STATED TASK :: Copy everything in the data below exactly except the pictures.

DATA PROVIDED ::
____

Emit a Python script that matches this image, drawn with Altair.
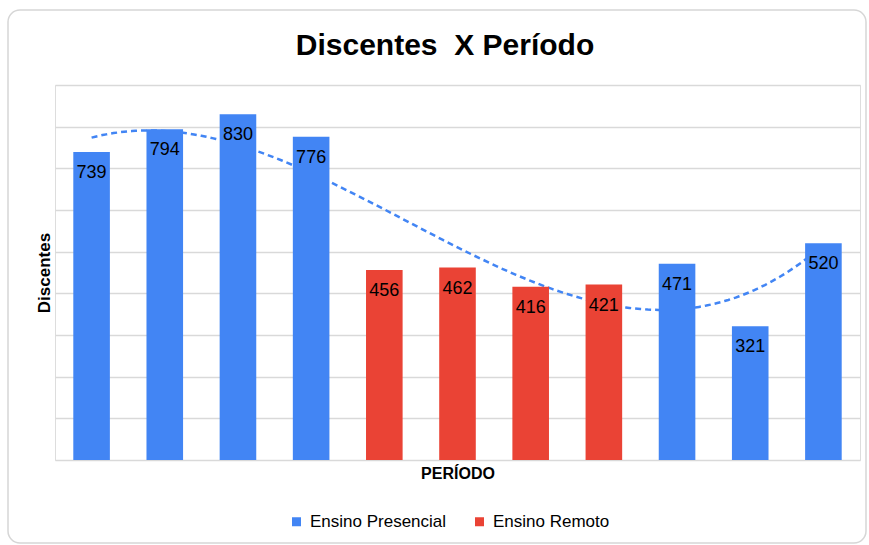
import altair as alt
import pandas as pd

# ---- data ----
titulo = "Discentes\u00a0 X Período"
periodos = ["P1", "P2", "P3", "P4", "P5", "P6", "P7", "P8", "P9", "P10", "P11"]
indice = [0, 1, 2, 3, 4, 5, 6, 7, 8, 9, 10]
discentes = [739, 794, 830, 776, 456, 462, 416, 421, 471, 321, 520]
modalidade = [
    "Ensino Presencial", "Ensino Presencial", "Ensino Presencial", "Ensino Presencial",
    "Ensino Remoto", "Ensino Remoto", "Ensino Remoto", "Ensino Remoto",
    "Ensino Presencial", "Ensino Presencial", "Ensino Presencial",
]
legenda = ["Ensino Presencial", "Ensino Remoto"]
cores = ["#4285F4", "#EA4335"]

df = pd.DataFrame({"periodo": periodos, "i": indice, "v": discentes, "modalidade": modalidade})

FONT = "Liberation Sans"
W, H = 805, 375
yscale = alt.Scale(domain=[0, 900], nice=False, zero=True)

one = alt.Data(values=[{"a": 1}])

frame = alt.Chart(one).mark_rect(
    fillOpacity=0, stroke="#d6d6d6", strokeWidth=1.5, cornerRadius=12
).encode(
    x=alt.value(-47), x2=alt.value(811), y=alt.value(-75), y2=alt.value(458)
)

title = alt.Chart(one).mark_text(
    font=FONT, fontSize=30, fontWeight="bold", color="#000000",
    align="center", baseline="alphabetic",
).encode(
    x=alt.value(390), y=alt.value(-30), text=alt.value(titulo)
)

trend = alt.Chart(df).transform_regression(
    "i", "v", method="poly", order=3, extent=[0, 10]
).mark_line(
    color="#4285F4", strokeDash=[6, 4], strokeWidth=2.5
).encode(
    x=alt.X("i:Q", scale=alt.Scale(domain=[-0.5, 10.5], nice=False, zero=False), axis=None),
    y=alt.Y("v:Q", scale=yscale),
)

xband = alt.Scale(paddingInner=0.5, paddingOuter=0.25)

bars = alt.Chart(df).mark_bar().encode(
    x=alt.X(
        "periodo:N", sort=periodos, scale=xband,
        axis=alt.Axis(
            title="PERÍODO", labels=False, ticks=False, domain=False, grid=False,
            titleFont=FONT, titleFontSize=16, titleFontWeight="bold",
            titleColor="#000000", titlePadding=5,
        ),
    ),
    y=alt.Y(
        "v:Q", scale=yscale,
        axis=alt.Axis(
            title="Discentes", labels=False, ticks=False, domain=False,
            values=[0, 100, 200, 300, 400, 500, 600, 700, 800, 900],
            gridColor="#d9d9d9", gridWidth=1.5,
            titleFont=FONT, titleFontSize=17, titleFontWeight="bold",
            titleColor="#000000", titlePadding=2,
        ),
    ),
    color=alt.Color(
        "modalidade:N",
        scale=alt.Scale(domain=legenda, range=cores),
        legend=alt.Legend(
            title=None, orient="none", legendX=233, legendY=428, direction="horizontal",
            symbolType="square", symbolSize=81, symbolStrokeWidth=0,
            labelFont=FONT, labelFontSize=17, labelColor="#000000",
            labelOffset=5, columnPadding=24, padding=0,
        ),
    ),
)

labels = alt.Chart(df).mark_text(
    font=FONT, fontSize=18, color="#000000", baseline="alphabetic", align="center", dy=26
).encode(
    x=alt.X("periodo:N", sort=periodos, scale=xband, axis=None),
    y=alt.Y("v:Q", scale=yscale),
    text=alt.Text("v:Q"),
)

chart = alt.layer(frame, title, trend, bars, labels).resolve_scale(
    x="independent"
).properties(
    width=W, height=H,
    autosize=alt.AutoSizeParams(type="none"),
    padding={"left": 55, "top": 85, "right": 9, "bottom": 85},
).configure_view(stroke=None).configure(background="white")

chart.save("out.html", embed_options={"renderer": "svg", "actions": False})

____

THE OUTPUT ::
Emit a Python script that matches this image, drawn with Altair.
import altair as alt
import pandas as pd

# ---- data ----
titulo = "Discentes\u00a0 X Período"
periodos = ["P1", "P2", "P3", "P4", "P5", "P6", "P7", "P8", "P9", "P10", "P11"]
indice = [0, 1, 2, 3, 4, 5, 6, 7, 8, 9, 10]
discentes = [739, 794, 830, 776, 456, 462, 416, 421, 471, 321, 520]
modalidade = [
    "Ensino Presencial", "Ensino Presencial", "Ensino Presencial", "Ensino Presencial",
    "Ensino Remoto", "Ensino Remoto", "Ensino Remoto", "Ensino Remoto",
    "Ensino Presencial", "Ensino Presencial", "Ensino Presencial",
]
legenda = ["Ensino Presencial", "Ensino Remoto"]
cores = ["#4285F4", "#EA4335"]

df = pd.DataFrame({"periodo": periodos, "i": indice, "v": discentes, "modalidade": modalidade})

FONT = "Liberation Sans"
W, H = 805, 375
yscale = alt.Scale(domain=[0, 900], nice=False, zero=True)

one = alt.Data(values=[{"a": 1}])

frame = alt.Chart(one).mark_rect(
    fillOpacity=0, stroke="#d6d6d6", strokeWidth=1.5, cornerRadius=12
).encode(
    x=alt.value(-47), x2=alt.value(811), y=alt.value(-75), y2=alt.value(458)
)

title = alt.Chart(one).mark_text(
    font=FONT, fontSize=30, fontWeight="bold", color="#000000",
    align="center", baseline="alphabetic",
).encode(
    x=alt.value(390), y=alt.value(-30), text=alt.value(titulo)
)

trend = alt.Chart(df).transform_regression(
    "i", "v", method="poly", order=3, extent=[0, 10]
).mark_line(
    color="#4285F4", strokeDash=[6, 4], strokeWidth=2.5
).encode(
    x=alt.X("i:Q", scale=alt.Scale(domain=[-0.5, 10.5], nice=False, zero=False), axis=None),
    y=alt.Y("v:Q", scale=yscale),
)

xband = alt.Scale(paddingInner=0.5, paddingOuter=0.25)

bars = alt.Chart(df).mark_bar().encode(
    x=alt.X(
        "periodo:N", sort=periodos, scale=xband,
        axis=alt.Axis(
            title="PERÍODO", labels=False, ticks=False, domain=False, grid=False,
            titleFont=FONT, titleFontSize=16, titleFontWeight="bold",
            titleColor="#000000", titlePadding=5,
        ),
    ),
    y=alt.Y(
        "v:Q", scale=yscale,
        axis=alt.Axis(
            title="Discentes", labels=False, ticks=False, domain=False,
            values=[0, 100, 200, 300, 400, 500, 600, 700, 800, 900],
            gridColor="#d9d9d9", gridWidth=1.5,
            titleFont=FONT, titleFontSize=17, titleFontWeight="bold",
            titleColor="#000000", titlePadding=2,
        ),
    ),
    color=alt.Color(
        "modalidade:N",
        scale=alt.Scale(domain=legenda, range=cores),
        legend=alt.Legend(
            title=None, orient="none", legendX=233, legendY=428, direction="horizontal",
            symbolType="square", symbolSize=81, symbolStrokeWidth=0,
            labelFont=FONT, labelFontSize=17, labelColor="#000000",
            labelOffset=5, columnPadding=24, padding=0,
        ),
    ),
)

labels = alt.Chart(df).mark_text(
    font=FONT, fontSize=18, color="#000000", baseline="alphabetic", align="center", dy=26
).encode(
    x=alt.X("periodo:N", sort=periodos, scale=xband, axis=None),
    y=alt.Y("v:Q", scale=yscale),
    text=alt.Text("v:Q"),
)

chart = alt.layer(frame, title, trend, bars, labels).resolve_scale(
    x="independent"
).properties(
    width=W, height=H,
    autosize=alt.AutoSizeParams(type="none"),
    padding={"left": 55, "top": 85, "right": 9, "bottom": 85},
).configure_view(stroke=None).configure(background="white")

chart.save("out.html", embed_options={"renderer": "svg", "actions": False})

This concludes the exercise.